One Man's New Lease on Life

A liver transplant cured Michael Tuberdyck's hemophilia—and made him and his wife, Marilyn, staunch advocates for organ donation
Author: Michael and Marilyn Tuberdyck, as told to Leslie Pepper

Michael Tuberdyck: I found out I had hepatitis C sometime in the 1990s, which I contracted years before from tainted blood products. It’s a problem that many of us baby boomers with hemophilia have. Interferon was the first line of treatment for hep C at the time, and it caused months of all sorts of unpleasant side effects like dry mouth, exhaustion, headache and even mood changes. Luckily I was in pretty good health overall, and I endured the side effects as best I could.

Because we knew that hep C put me at a higher risk for liver cancer, my treatment center doctor did a scan every year. In 2014, the scan found something. I was diagnosed with liver cancer. Doctors at Roswell Park Comprehensive Cancer Center here in Buffalo treated it successfully with microwave ablation, which uses heat generated by microwave energy to destroy the tumors.

Unfortunately, new tumors showed up two years later.
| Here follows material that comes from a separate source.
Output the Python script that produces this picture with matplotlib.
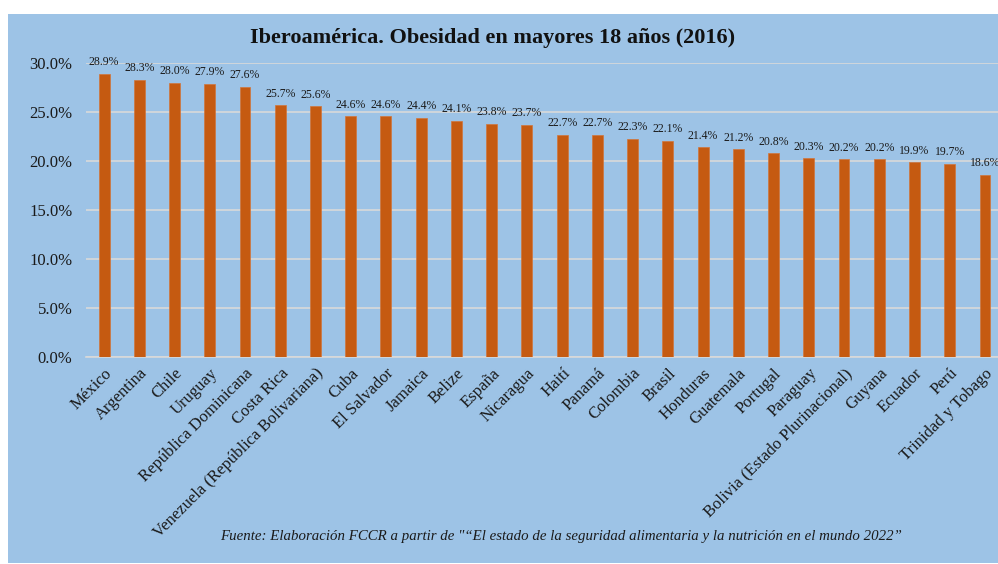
import matplotlib
matplotlib.use("Agg")
import matplotlib.pyplot as plt
from matplotlib.patches import Rectangle
from matplotlib.ticker import FuncFormatter
import numpy as np

paises = ["México", "Argentina", "Chile", "Uruguay", "República Dominicana",
          "Costa Rica", "Venezuela (República Bolivariana)", "Cuba", "El Salvador",
          "Jamaica", "Belize", "España", "Nicaragua", "Haití", "Panamá",
          "Colombia", "Brasil", "Honduras", "Guatemala", "Portugal", "Paraguay",
          "Bolivia (Estado Plurinacional)", "Guyana", "Ecuador", "Perú",
          "Trinidad y Tobago"]
obesidad = [28.9, 28.3, 28.0, 27.9, 27.6, 25.7, 25.6, 24.6, 24.6, 24.4, 24.1,
            23.8, 23.7, 22.7, 22.7, 22.3, 22.1, 21.4, 21.2, 20.8, 20.3, 20.2,
            20.2, 19.9, 19.7, 18.6]

fondo = "#9DC3E6"
barra = "#C55A11"
texto = "#1a1a1a"

plt.rcParams['font.family'] = ['Liberation Serif', 'DejaVu Serif']

fig = plt.figure(figsize=(9.98, 5.64), dpi=100, facecolor="white")
fig.patches.append(Rectangle((8 / 998, 1 / 564), 990 / 998, 549 / 564,
                             transform=fig.transFigure, facecolor=fondo,
                             edgecolor="none", zorder=-10))

ax = fig.add_axes([0.0866, 0.367, 0.918, 0.521])
ax.set_facecolor("none")

x = np.arange(len(paises))
vals = np.array(obesidad) / 100
ax.bar(x, vals, width=0.31, color=barra, edgecolor="#D2753A", linewidth=0.5, zorder=3)

for xi, v in zip(x, vals):
    ax.annotate(f"{v * 100:.1f}%", (xi, v), xytext=(0, 4), textcoords="offset points",
                ha="center", va="bottom", fontsize=8.5, color=texto,
                annotation_clip=False)

ax.set_xlim(-0.5, len(paises) - 0.5)
ax.set_ylim(0, 0.30)
ax.set_yticks(np.arange(0, 0.301, 0.05))
ax.yaxis.set_major_formatter(FuncFormatter(lambda v, p: f"{v * 100:.1f}%"))
ax.grid(axis="y", color="#D9D9D9", linewidth=1.2, zorder=1)
ax.set_axisbelow(True)
for s in ["top", "right", "left"]:
    ax.spines[s].set_visible(False)
ax.spines["bottom"].set_color("#D9D9D9")
ax.spines["bottom"].set_linewidth(1.2)
ax.tick_params(axis="both", length=0, labelsize=12, colors=texto)
ax.tick_params(axis="y", pad=10)
ax.tick_params(axis="x", pad=6)

ax.set_xticks(x)
ax.set_xticklabels(paises, rotation=45, ha="right", rotation_mode="anchor")

fig.text(0.494, 0.933, "Iberoamérica. Obesidad en mayores 18 años (2016)",
         ha="center", va="center", fontsize=16, fontweight="bold", color="#111111")
fig.text(0.562, 0.048,
         "Fuente: Elaboración FCCR a partir de \"\u201cEl estado de la seguridad alimentaria y la nutrición en el mundo 2022\u201d",
         ha="center", va="center", fontsize=10.7, style="italic", color=texto)

fig.savefig("out.png", dpi=100, facecolor="white")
Immediately, doctors at Roswell treated me with targeted chemotherapy. At that point, my doctors recommended a liver transplant because they suspected that even if they successfully killed the tumors again, they’d come back. I was able to get on the transplant list at the University of Pittsburgh Medical Center (UPMC). That’s when my wife, Marilyn, sprang into action.

 

Marilyn Tuberdyck: I contacted as many news outlets as I could in order to get the word out that we were looking for a living donor. The transplant coordinator at UPMC encouraged us to look for a living donor because surgery can be scheduled instead of being done on an emergency basis. It can also shorten the time on the waiting list by months or even years.
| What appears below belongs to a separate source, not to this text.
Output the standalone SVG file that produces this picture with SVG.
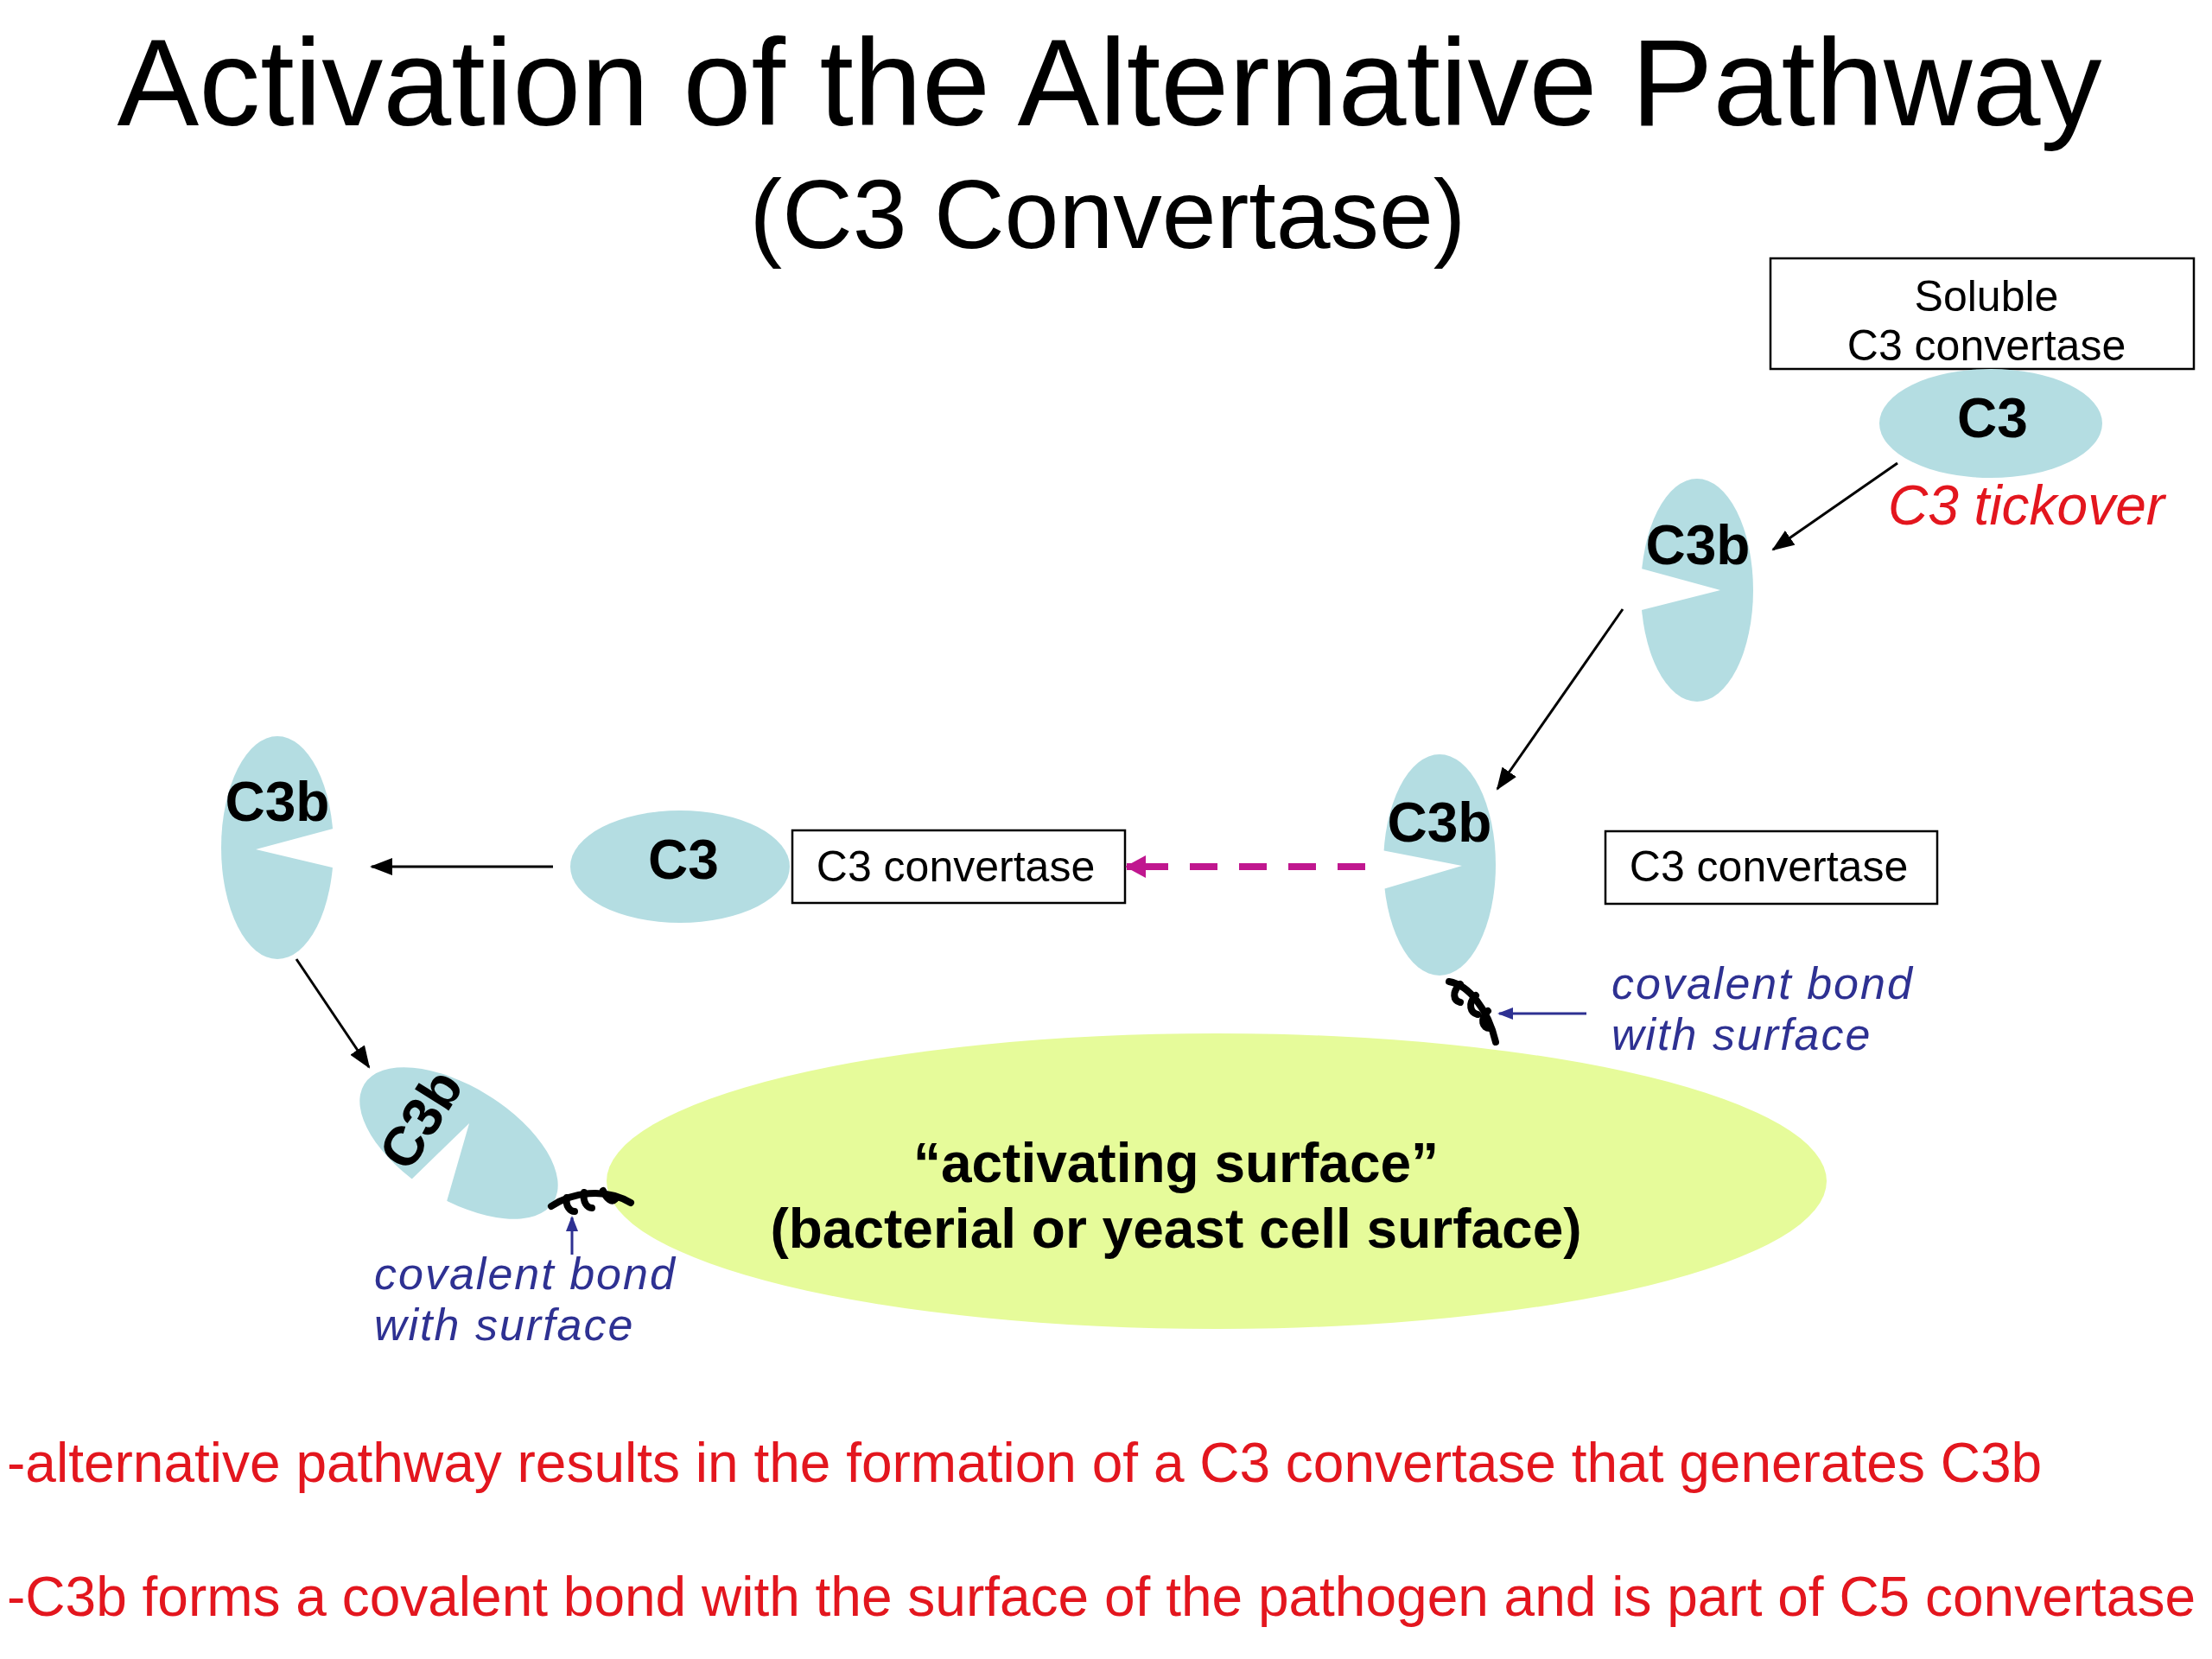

A living donor just donates a small part of his or her liver, which will then regenerate. The small portion donated to the transplant patient will grow into full size. I asked everyone to mark their driver’s licenses as organ donors.

 

Michael: While we searched for a donor, doctors kept track of recurring tiny tumors in my liver. I was told that if the tumors spread outside the liver, I could no longer get a transplant and the cancer would be terminal. We had a few family members who were willing to donate, but unfortunately for various reasons none of them worked out. Finally, after a year on the transplant waiting list, on March 12, 2018, we got a call that there was a donor liver available from an accident victim. We made the four-hour drive from Buffalo to Pittsburgh, and I had a successful surgery. I was in UPMC for 30 days, and was able to come home at the end of April.

Because factor VIII is produced in the liver, it’s thought, although never guaranteed, that a liver transplant would increase factor level. This was the case in my situation. I had less than a 1% clotting factor in my system since birth. Now I’m at a healthy 50% factor level.

 

Marilyn: I’m continuing the mission to bring awareness to organ donation. I believe that registering to be a donor is something people need to do to help the community. If we work together, it will make everyone better. Organ donation can give people a second chance at life. And in Mike’s case, we joke that Mike cured his hemophilia the hard way.

 

Michael: That certainly is the case in my life. Nearly two years after my transplant, I’m healthier than I’ve ever been. I take a tai chi class twice weekly, and exercise in a warm therapy pool twice a week.
I’ve gone from being a patient to being a volunteer at our local hemophilia center, Western New York BloodCare. I don’t infuse anymore, and I’m cancer-free.I feel very fortunate.